WHAT THE EXERCISE ASKS: From the listing that follows, reproduce only the lines from the one holding "Convert this chart to Chart.js code." through the one holding "ctx.save();", both included, with no pictures.

Data listing:
┏━━
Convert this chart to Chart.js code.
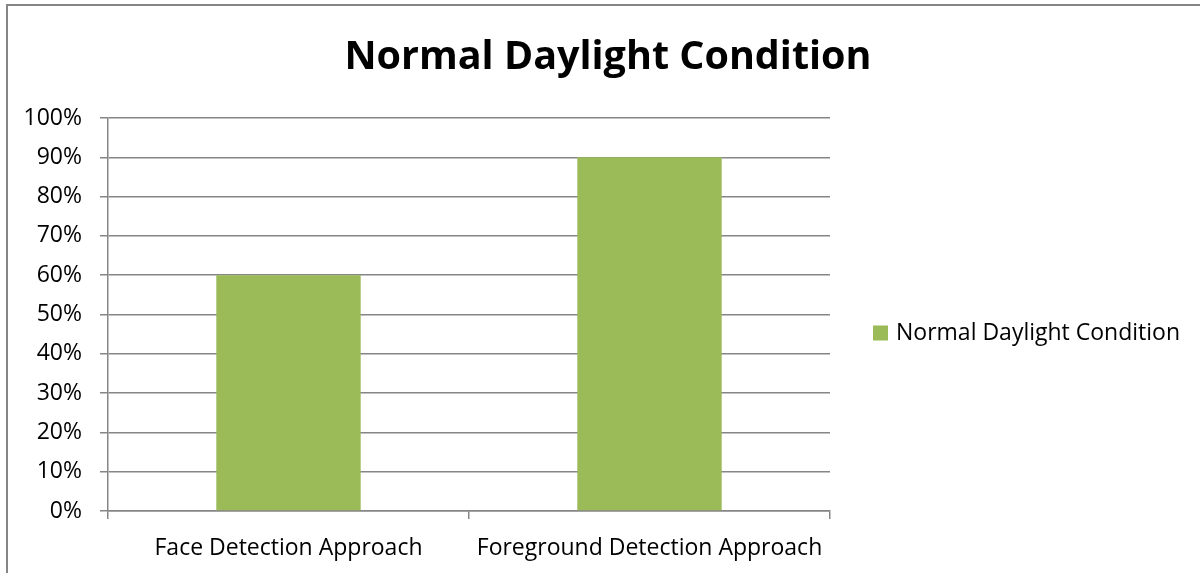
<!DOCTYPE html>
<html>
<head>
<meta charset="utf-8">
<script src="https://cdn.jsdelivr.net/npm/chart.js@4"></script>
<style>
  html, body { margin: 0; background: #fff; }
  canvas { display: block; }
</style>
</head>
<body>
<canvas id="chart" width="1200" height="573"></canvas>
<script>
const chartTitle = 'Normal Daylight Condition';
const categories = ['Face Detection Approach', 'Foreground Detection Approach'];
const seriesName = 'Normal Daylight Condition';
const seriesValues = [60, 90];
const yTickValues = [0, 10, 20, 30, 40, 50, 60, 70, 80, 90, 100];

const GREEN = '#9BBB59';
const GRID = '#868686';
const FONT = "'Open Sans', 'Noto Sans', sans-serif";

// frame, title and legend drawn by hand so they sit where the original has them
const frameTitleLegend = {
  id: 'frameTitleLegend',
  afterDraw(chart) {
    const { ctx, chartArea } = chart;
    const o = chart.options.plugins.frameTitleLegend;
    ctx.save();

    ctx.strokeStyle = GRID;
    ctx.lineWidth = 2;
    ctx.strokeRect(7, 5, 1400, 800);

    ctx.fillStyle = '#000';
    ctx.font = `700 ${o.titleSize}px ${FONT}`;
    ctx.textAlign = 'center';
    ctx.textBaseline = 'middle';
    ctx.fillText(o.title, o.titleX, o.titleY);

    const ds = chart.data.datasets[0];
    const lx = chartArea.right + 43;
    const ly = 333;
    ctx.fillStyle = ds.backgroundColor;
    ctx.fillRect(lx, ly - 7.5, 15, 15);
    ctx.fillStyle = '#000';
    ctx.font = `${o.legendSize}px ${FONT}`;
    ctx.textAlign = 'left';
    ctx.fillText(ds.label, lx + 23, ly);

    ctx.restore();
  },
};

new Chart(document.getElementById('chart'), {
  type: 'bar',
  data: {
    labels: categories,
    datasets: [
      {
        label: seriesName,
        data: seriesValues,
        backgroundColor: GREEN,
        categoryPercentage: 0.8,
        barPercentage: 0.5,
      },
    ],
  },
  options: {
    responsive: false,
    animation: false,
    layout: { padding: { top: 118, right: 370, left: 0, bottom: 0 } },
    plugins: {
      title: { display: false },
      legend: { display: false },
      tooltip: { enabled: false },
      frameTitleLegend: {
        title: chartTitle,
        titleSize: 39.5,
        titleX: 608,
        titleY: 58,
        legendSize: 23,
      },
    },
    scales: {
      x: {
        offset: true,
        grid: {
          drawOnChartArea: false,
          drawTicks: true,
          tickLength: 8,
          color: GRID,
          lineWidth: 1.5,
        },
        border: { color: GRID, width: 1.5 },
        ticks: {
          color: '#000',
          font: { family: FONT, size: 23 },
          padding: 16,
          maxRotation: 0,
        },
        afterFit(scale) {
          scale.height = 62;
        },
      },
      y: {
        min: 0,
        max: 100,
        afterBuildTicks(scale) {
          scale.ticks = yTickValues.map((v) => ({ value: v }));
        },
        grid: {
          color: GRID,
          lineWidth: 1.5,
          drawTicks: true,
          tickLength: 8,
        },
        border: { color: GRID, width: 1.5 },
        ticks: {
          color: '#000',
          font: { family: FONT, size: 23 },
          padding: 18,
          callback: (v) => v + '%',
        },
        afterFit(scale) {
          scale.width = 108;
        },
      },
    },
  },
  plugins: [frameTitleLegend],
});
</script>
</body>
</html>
┗━━
┏━━
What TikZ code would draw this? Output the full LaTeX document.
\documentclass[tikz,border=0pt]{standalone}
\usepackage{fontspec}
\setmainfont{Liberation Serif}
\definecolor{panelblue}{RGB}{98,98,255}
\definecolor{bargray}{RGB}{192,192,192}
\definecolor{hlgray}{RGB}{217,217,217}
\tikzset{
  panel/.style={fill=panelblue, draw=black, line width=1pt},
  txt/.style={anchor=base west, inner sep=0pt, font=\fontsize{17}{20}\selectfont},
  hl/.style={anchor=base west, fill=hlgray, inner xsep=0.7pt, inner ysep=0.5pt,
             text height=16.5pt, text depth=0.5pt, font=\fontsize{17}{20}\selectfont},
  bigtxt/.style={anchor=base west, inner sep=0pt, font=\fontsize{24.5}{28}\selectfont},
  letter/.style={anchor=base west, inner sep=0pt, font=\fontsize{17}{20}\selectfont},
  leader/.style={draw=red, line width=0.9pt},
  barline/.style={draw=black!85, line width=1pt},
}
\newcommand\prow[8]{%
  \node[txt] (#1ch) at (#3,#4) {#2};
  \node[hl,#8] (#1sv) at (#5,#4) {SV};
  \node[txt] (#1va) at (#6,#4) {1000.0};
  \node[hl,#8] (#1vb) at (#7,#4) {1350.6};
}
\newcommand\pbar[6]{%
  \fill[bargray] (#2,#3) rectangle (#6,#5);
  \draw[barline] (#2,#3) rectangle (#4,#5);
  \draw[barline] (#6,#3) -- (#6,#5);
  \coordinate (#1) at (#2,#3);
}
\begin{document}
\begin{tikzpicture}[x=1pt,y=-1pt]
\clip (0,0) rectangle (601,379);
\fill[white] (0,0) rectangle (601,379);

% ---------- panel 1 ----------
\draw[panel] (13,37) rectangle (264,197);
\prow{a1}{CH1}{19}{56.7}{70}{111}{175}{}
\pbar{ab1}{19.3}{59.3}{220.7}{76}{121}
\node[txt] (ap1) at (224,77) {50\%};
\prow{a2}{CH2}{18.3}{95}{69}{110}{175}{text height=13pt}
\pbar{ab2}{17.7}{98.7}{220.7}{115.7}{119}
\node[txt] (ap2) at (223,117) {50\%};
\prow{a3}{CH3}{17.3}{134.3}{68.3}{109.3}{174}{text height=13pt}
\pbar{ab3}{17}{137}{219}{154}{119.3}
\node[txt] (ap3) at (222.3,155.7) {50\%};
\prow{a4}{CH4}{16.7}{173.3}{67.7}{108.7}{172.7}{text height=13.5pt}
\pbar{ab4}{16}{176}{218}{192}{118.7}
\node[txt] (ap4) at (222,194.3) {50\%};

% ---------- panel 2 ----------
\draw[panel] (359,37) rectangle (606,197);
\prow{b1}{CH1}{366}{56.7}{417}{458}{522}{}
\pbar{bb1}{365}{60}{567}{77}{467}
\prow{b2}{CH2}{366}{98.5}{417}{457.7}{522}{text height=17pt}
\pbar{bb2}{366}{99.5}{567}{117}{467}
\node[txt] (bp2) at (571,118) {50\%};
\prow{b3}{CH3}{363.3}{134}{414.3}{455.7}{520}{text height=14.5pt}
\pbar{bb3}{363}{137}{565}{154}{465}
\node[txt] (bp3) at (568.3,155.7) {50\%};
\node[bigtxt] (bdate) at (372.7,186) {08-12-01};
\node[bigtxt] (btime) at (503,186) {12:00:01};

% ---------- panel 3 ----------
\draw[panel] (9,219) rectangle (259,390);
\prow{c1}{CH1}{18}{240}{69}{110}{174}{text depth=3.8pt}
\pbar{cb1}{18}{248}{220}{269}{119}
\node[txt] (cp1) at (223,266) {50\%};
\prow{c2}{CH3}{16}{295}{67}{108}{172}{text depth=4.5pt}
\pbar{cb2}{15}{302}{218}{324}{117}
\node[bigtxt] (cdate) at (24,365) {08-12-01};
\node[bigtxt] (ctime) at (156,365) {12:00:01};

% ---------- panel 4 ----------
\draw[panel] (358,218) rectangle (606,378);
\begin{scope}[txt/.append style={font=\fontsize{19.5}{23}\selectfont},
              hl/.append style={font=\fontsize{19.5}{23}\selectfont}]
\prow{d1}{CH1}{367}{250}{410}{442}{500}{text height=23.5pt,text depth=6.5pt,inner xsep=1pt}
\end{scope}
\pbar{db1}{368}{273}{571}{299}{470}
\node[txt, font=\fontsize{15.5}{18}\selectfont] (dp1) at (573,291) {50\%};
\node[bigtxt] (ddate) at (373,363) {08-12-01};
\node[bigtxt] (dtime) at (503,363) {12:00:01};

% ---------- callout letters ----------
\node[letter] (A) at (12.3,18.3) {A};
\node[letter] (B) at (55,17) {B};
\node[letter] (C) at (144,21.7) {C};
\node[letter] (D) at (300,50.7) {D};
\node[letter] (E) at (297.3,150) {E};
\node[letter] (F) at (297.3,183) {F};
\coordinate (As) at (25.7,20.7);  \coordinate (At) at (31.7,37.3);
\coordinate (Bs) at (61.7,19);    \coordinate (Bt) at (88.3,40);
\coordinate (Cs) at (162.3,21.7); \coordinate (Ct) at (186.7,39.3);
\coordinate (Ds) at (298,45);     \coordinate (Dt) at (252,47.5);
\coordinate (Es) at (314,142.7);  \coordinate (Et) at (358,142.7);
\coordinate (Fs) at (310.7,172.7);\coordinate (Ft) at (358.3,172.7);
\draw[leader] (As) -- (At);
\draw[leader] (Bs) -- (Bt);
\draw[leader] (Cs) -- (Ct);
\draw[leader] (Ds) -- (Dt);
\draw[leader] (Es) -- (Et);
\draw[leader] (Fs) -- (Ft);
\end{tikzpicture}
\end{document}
┗━━
RESULT BELOW:
Convert this chart to Chart.js code.
<!DOCTYPE html>
<html>
<head>
<meta charset="utf-8">
<script src="https://cdn.jsdelivr.net/npm/chart.js@4"></script>
<style>
  html, body { margin: 0; background: #fff; }
  canvas { display: block; }
</style>
</head>
<body>
<canvas id="chart" width="1200" height="573"></canvas>
<script>
const chartTitle = 'Normal Daylight Condition';
const categories = ['Face Detection Approach', 'Foreground Detection Approach'];
const seriesName = 'Normal Daylight Condition';
const seriesValues = [60, 90];
const yTickValues = [0, 10, 20, 30, 40, 50, 60, 70, 80, 90, 100];

const GREEN = '#9BBB59';
const GRID = '#868686';
const FONT = "'Open Sans', 'Noto Sans', sans-serif";

// frame, title and legend drawn by hand so they sit where the original has them
const frameTitleLegend = {
  id: 'frameTitleLegend',
  afterDraw(chart) {
    const { ctx, chartArea } = chart;
    const o = chart.options.plugins.frameTitleLegend;
    ctx.save();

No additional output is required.